March 20, 2023, here in Nova Scotia officially marks the arrival of the Spring season with the Spring Equinox. An equinox is a time when there is equal day and night. For us in the Northern Hemisphere, we will see longer days and shorter nights (as acknowledged also by our recent switch to Daylight Savings Time) until we reach the Summer Solstice.

Many people acknowledge Spring for its beauty and transformation. It is also a time to literally look forward as well as to acknowledge the “darker” experiences, like pain, sorrow and heartbreak, that have allowed for our own self growth over the last season. In his book “The Wild Edge of Sorrow,” Frances Weller writes of the intimate connection between grief and soul, that how going through our own grief is the only true way to find our deepest connection to ourselves, our world, and each other.

Many of us have lost friends, loved ones, relationships, jobs, and our way of life. We’ve had to completely rearrange our priorities, put our dreams on indefinite hold, or pivot to something entirely new. For those who are experiencing the grief process, Spring may not feel like a joyous time. It is perfectly normal to experience a new heightened grief and/or grief related anxiety in Spring or any other season of the year.

As the 13th century poet Rumi says, “Sorrow prepares you for joy.” No matter your tradition or spiritual practices, Spring is an excellent time to celebrate joy and rebirth. For some who are experiencing the grief process, they may feel better and begin to feel new hope with the change in season, but this isn’t true for everyone, and no one should feel like they must hide their true feelings. Grief just doesn’t disappear because of any season change.

However, as the Earth is coming alive again, we can focus on renewal and awakening. As the dark months pass behind us, we can expand, grow, and focus on the warmth and light in our lives. This is an excellent period to also focus on moderation and balance, with the day and night in total alignment. As we are stepping further into the light, this is also a time of clarity after confusion, reflection, stillness, enlightenment, inspiration, and new beginnings.
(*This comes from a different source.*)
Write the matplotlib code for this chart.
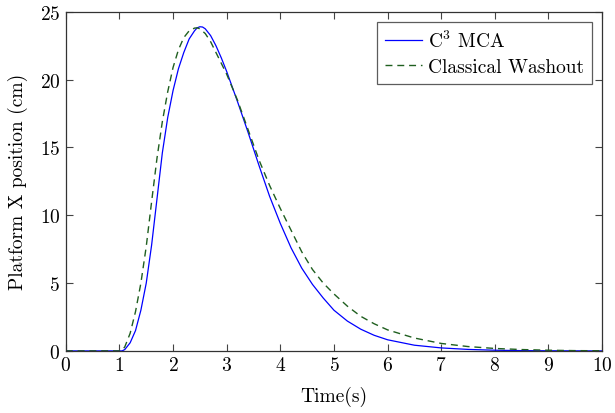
import matplotlib
matplotlib.use("Agg")
import matplotlib.pyplot as plt

plt.rcParams['font.family'] = 'serif'
plt.rcParams['font.serif'] = ['cmr10']
plt.rcParams['mathtext.fontset'] = 'cm'
plt.rcParams['axes.formatter.use_mathtext'] = True

t_c3 = [0, 0.5, 1.0, 1.05, 1.1, 1.2, 1.3, 1.4, 1.5, 1.6, 1.7, 1.8, 1.9, 2.0, 2.1, 2.2, 2.3, 2.4,
        2.45, 2.5, 2.55, 2.6, 2.7, 2.8, 2.9, 3.0, 3.2, 3.4, 3.6, 3.8, 4.0, 4.2, 4.4, 4.6, 4.8, 5.0, 5.25,
        5.5, 5.75, 6.0, 6.5, 7.0, 7.5, 8.0, 8.5, 9.0, 10.0]
x_c3 = [0, 0, 0, 0.0, 0.1, 0.6, 1.5, 3.0, 5.0, 7.8, 11.2, 14.6, 17.2, 19.2, 20.8, 22.0, 23.0, 23.6,
        23.82, 23.9, 23.88, 23.75, 23.25, 22.5, 21.6, 20.6, 18.4, 16.1, 13.7, 11.4, 9.4, 7.6, 6.1, 4.9, 3.9, 3.0, 2.2,
        1.6, 1.15, 0.82, 0.42, 0.22, 0.11, 0.05, 0.02, 0.01, 0.0]

t_cw = [0, 0.5, 1.0, 1.05, 1.1, 1.2, 1.3, 1.4, 1.5, 1.6, 1.7, 1.8, 1.9, 2.0, 2.1, 2.2, 2.3, 2.4,
        2.45, 2.5, 2.6, 2.7, 2.8, 2.9, 3.0, 3.2, 3.4, 3.6, 3.8, 4.0, 4.2, 4.4, 4.6, 4.8, 5.0, 5.25,
        5.5, 5.75, 6.0, 6.5, 7.0, 7.5, 8.0, 8.5, 9.0, 9.5, 10.0]
x_cw = [0, 0, 0, 0.05, 0.3, 1.3, 2.9, 5.0, 7.7, 11.0, 14.2, 16.9, 19.1, 20.9, 22.2, 23.1, 23.6, 23.8,
        23.82, 23.75, 23.4, 22.8, 22.0, 21.2, 20.4, 18.5, 16.3, 14.1, 12.2, 10.5, 8.9, 7.3, 6.0, 5.0, 4.2, 3.3,
        2.55, 2.0, 1.55, 0.95, 0.55, 0.32, 0.18, 0.1, 0.05, 0.02, 0.01]

x_ticks = [0, 1, 2, 3, 4, 5, 6, 7, 8, 9, 10]
y_ticks = [0, 5, 10, 15, 20, 25]

fig = plt.figure(figsize=(6.15, 4.14), dpi=100)
ax = fig.add_axes([0.107, 0.150, 0.872, 0.819])

ax.plot(t_c3, x_c3, color='#0000ff', lw=0.9, label='C$^3$ MCA')
ax.plot(t_cw, x_cw, color='#1f5f1f', lw=1.0, ls=(0, (5, 3.5)), label='Classical Washout')

ax.set_xlim(0, 10)
ax.set_ylim(0, 25)
ax.set_xticks(x_ticks)
ax.set_yticks(y_ticks)
ax.tick_params(direction='in', top=True, right=True, length=5, width=0.8,
               labelsize=14, color='#444444', pad=4)
for s in ax.spines.values():
    s.set_color('#333333')
    s.set_linewidth(0.9)

ax.set_xlabel('Time(s)', fontsize=14, labelpad=8)
ax.set_ylabel('Platform X position (cm)', fontsize=14, labelpad=8)

leg = ax.legend(loc='upper right', fontsize=14, frameon=True, fancybox=False,
                edgecolor='#333333', handlelength=1.9, borderpad=0.4,
                labelspacing=0.4, handletextpad=0.35, borderaxespad=0.5)
leg.get_frame().set_linewidth(0.9)

fig.savefig('out.png', dpi=100)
That sounds good, but how do we put this into practice? Nature is an amazing teacher, particularly about life and loss. The cycles of death and rebirth are on full display this time of year. Dead leaves and flowers from last year, frozen ground, barren trees that have yet to start sprouting buds remind us that death is a fact of life and indeed that rebirth could not happen without it. Beach and trail walks are very popular activities here in Nova Scotia especially in the warmer weather.

As a death doula, I suggest that as you go on nature walks, take this as an opportunity new growth as well. It is an excellent opportunity to reflect on questions like:

· What do I want to create this year?

· What do I want to leave behind?

· How might I grieve the losses of that which I have had to leave behind?
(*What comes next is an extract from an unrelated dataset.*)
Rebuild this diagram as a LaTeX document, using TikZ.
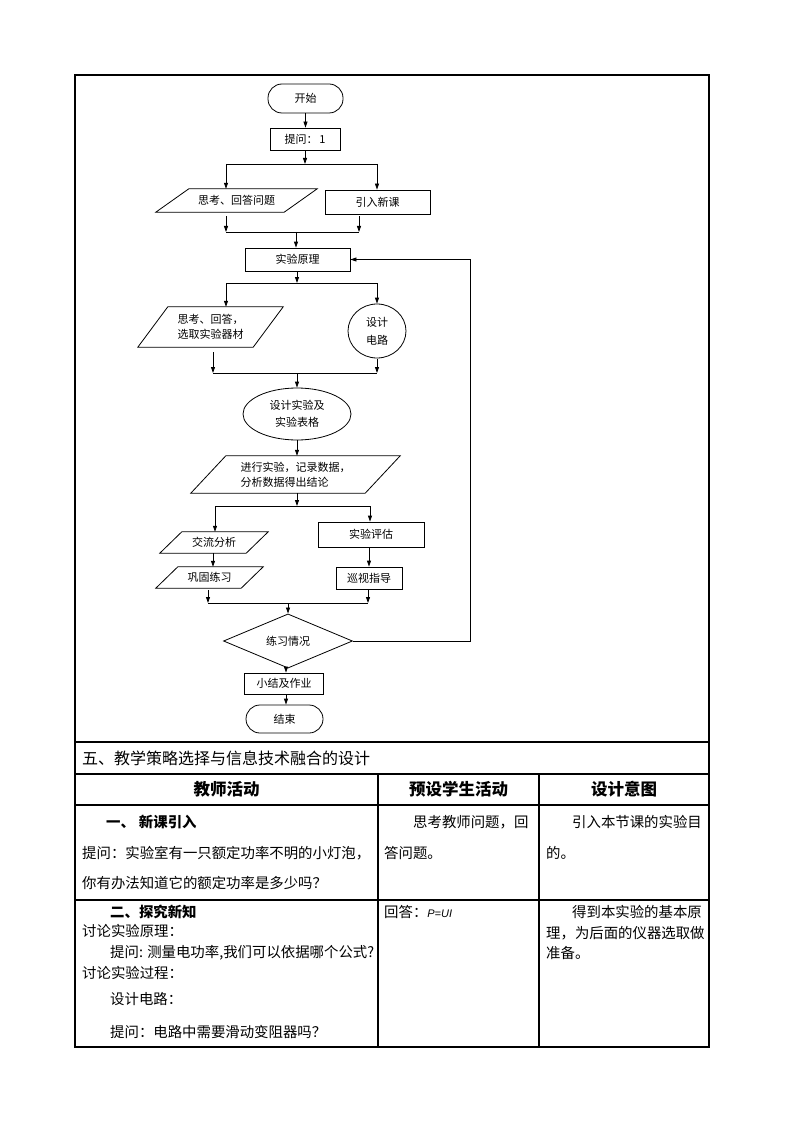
\documentclass[tikz,border=0pt]{standalone}
\usepackage{fontspec}
\setmainfont{Noto Sans CJK SC}
\newfontfamily\latinit{Liberation Sans}
\usetikzlibrary{shapes.geometric,arrows.meta,calc}
\newcommand\mypgram[2]{\draw[fl] ($(#1.north west)+(#2,0)$) -- (#1.north east) -- ($(#1.south east)-(#2,0)$) -- (#1.south west) -- cycle;}
\begin{document}
\begin{tikzpicture}[x=1pt,y=-1pt,
  fl/.style={line width=0.8pt},
  arr/.style={fl,-{Triangle[length=6pt,width=4pt]}},
  ftxt/.style={font=\fontsize{11}{15}\selectfont, inner sep=0pt, align=center},
  fbox/.style={ftxt, draw, fl, rectangle},
  term/.style={ftxt, draw, fl, rounded corners=14pt},
  pbox/.style={ftxt, draw=none, rectangle},
  tline/.style={line width=1.1pt},
  ttxt/.style={font=\fontsize{14.4}{18}\selectfont, inner sep=0pt, anchor=west},
  tbold/.style={ttxt, font=\fontsize{14.4}{18}\selectfont\bfseries},
  thead/.style={font=\fontsize{16.5}{20}\selectfont\bfseries, inner sep=0pt},
]
\useasboundingbox (0,0) rectangle (794,1123);

% ---------- flowchart ----------
\node[term, minimum width=75pt, minimum height=29pt] (start) at (305.5,98.5) {开始};
\node[fbox, minimum width=70pt, minimum height=22pt] (ask) at (305,139) {提问：\,1};
\draw[arr] (start.south) -- (start.south |- ask.north);

\coordinate (j1) at (305,164);
\coordinate (j1l) at (226,164);
\coordinate (j1r) at (377,164);
\draw[arr] (ask.south) -- (j1);
\draw[fl] (j1l) -- (j1r);
\node[pbox, minimum width=161pt, minimum height=23pt] (p1) at (236.5,200.5) {思考、回答问题};
\mypgram{p1}{33}
\node[fbox, minimum width=105pt, minimum height=24pt] (intro) at (377.5,202) {引入新课};
\draw[arr] (j1l) -- (j1l |- p1.north);
\draw[arr] (j1r) -- (j1r |- intro.north);

\coordinate (m1l) at (226,232);
\coordinate (m1r) at (359,232);
\coordinate (m1) at (296,232);
\draw[arr] ($(p1.south -| m1l)+(0,4)$) -- (m1l);
\draw[arr] ($(intro.south -| m1r)+(0,2)$) -- (m1r);
\draw[fl] (m1l) -- (m1r);
\node[fbox, minimum width=105pt, minimum height=23pt] (prin) at (297.5,259.5) {实验原理};
\draw[arr] (m1) -- (m1 |- prin.north);

\coordinate (j2) at (297,283);
\coordinate (j2l) at (226,283);
\coordinate (j2r) at (377,283);
\draw[arr] (prin.south -| j2) -- (j2);
\draw[fl] (j2l) -- (j2r);
\node[pbox, minimum width=145pt, minimum height=40pt, align=left] (p2) at (210.5,327) {思考、回答，\\选取实验器材};
\mypgram{p2}{30}
\node[ftxt, draw, fl, ellipse, minimum width=58pt, minimum height=54pt, font=\fontsize{11}{18}\selectfont] (c1) at (377,331) {设计\\电路};
\draw[arr] (j2l) -- (j2l |- p2.north);
\draw[arr] (j2r) -- (c1.north);

\coordinate (m2l) at (213,373);
\coordinate (m2r) at (377,373);
\coordinate (m2) at (297,373);
\draw[arr] ($(p2.south -| m2l)+(0,5)$) -- (m2l);
\draw[arr] ($(c1.south)+(0,1)$) -- (m2r);
\draw[fl] (m2l) -- (m2r);
\node[ftxt, draw, fl, ellipse, minimum width=108pt, minimum height=52pt, font=\fontsize{11}{17}\selectfont] (e1) at (297,414) {设计实验及\\实验表格};
\draw[arr] (m2) -- (e1.north);
\node[pbox, minimum width=209pt, minimum height=37pt, align=left] (p3) at (295.5,474.5) {进行实验，记录数据，\\分析数据得出结论};
\mypgram{p3}{35}
\draw[arr] (e1.south) -- (e1.south |- p3.north);

\coordinate (j3) at (297,506);
\coordinate (j3l) at (215,506);
\coordinate (j3r) at (370,506);
\draw[arr] (p3.south -| j3) -- (j3);
\draw[fl] (j3l) -- (j3r);
\node[pbox, minimum width=108pt, minimum height=21pt] (p4) at (214,542.5) {交流分析};
\mypgram{p4}{22}
\node[fbox, minimum width=106pt, minimum height=25pt] (eval) at (371,534.5) {实验评估};
\draw[arr] (j3l) -- (j3l |- p4.north);
\draw[arr] (j3r) -- (j3r |- eval.north);
\node[pbox, minimum width=107pt, minimum height=21pt] (p5) at (209.5,577.5) {巩固练习};
\mypgram{p5}{22}
\coordinate (a45) at (213,553);
\draw[arr] (p4.south -| a45) -- (a45 |- p5.north);
\node[fbox, minimum width=66pt, minimum height=22pt] (tour) at (369,578) {巡视指导};
\draw[arr] (eval.south -| tour) -- (tour.north);

\coordinate (m3l) at (208,603);
\coordinate (m3r) at (368,603);
\coordinate (m3) at (288,603);
\draw[arr] ($(p5.south -| m3l)+(0,2)$) -- (m3l);
\draw[arr] ($(tour.south -| m3r)+(0,1)$) -- (m3r);
\draw[fl] (m3l) -- (m3r);
\node[ftxt, draw, fl, diamond, minimum width=129pt, minimum height=40pt] (dia) at (288,641) {练习情况};
\draw[arr] (m3) -- (dia.north);

\coordinate (fb1) at (470,641);
\coordinate (fb2) at (470,259.5);
\draw[arr] (dia.east) -- (fb1) -- (fb2) -- (prin.east);

\node[fbox, minimum width=79pt, minimum height=21pt] (sum) at (284,683.5) {小结及作业};
\coordinate (a6) at (286,661);
\draw[arr] (dia.south -| a6) -- (a6 |- sum.north);
\node[term, minimum width=77pt, minimum height=28pt] (fin) at (284.5,719) {结束};
\draw[arr] (sum.south -| a6) -- (a6 |- fin.north);

% ---------- table ----------
\draw[tline] (75,75) rectangle (709,1047);
\draw[tline] (75,742) -- (709,742);
\draw[tline] (75,774) -- (709,774);
\draw[tline] (75,805) -- (709,805);
\draw[tline] (75,900) -- (709,900);
\draw[tline] (378,774) -- (378,1047);
\draw[tline] (539,774) -- (539,1047);

\node[ttxt, font=\fontsize{16}{20}\selectfont] (sec) at (82,758) {五、教学策略选择与信息技术融合的设计};
\node[thead] (h1) at (226.5,789.5) {教师活动};
\node[thead] (h2) at (458.5,789.5) {预设学生活动};
\node[thead] (h3) at (624,789.5) {设计意图};

\node[tbold] (r1a) at (106,822) {一、\hspace{4pt}新课引入};
\node[ttxt] (r1b) at (82,853) {提问：实验室有一只额定功率不明的小灯泡，};
\node[ttxt] (r1c) at (82,883) {你有办法知道它的额定功率是多少吗？};
\node[ttxt] (r1d) at (413,822) {思考教师问题，回};
\node[ttxt] (r1e) at (384,853) {答问题。};
\node[ttxt] (r1f) at (572,822) {引入本节课的实验目};
\node[ttxt] (r1g) at (546,853) {的。};

\node[tbold] (r2a) at (110,912) {二、探究新知};
\node[ttxt] (r2b) at (82,931) {讨论实验原理：};
\node[ttxt] (r2c) at (110,953) {提问: 测量电功率,我们可以依据哪个公式?};
\node[ttxt] (r2d) at (82,973) {讨论实验过程：};
\node[ttxt] (r2e) at (110,999) {设计电路：};
\node[ttxt] (r2f) at (110,1032) {提问：电路中需要滑动变阻器吗？};
\node[ttxt] (r2g) at (384,912) {回答：{\latinit\itshape\fontsize{11}{14}\selectfont P=UI}};
\node[ttxt] (r2h) at (572,912) {得到本实验的基本原};
\node[ttxt] (r2i) at (546,933) {理，为后面的仪器选取做};
\node[ttxt] (r2j) at (546,953) {准备。};
\end{tikzpicture}
\end{document}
As a death doula, I also suggest that people figure out what nurtures them. Many people enjoy travelling (either locally or to more distant places) as the weather gets warmer and the road conditions stabilize. Other people look forward to planting gardens (garden centers often open as early as April), family gatherings (holiday based, or not), or just star gazing at night (from your window or outside). You can take comfort in the belief that you loved ones are with you wherever you are and whatever you are doing.

In conclusion, equinoxes and solstices cycle through the four seasons continuously. Although seasons change, remember that love never dies. A death indicates a change in relationship. Embrace your pain as you continue to move onto the next season of your life.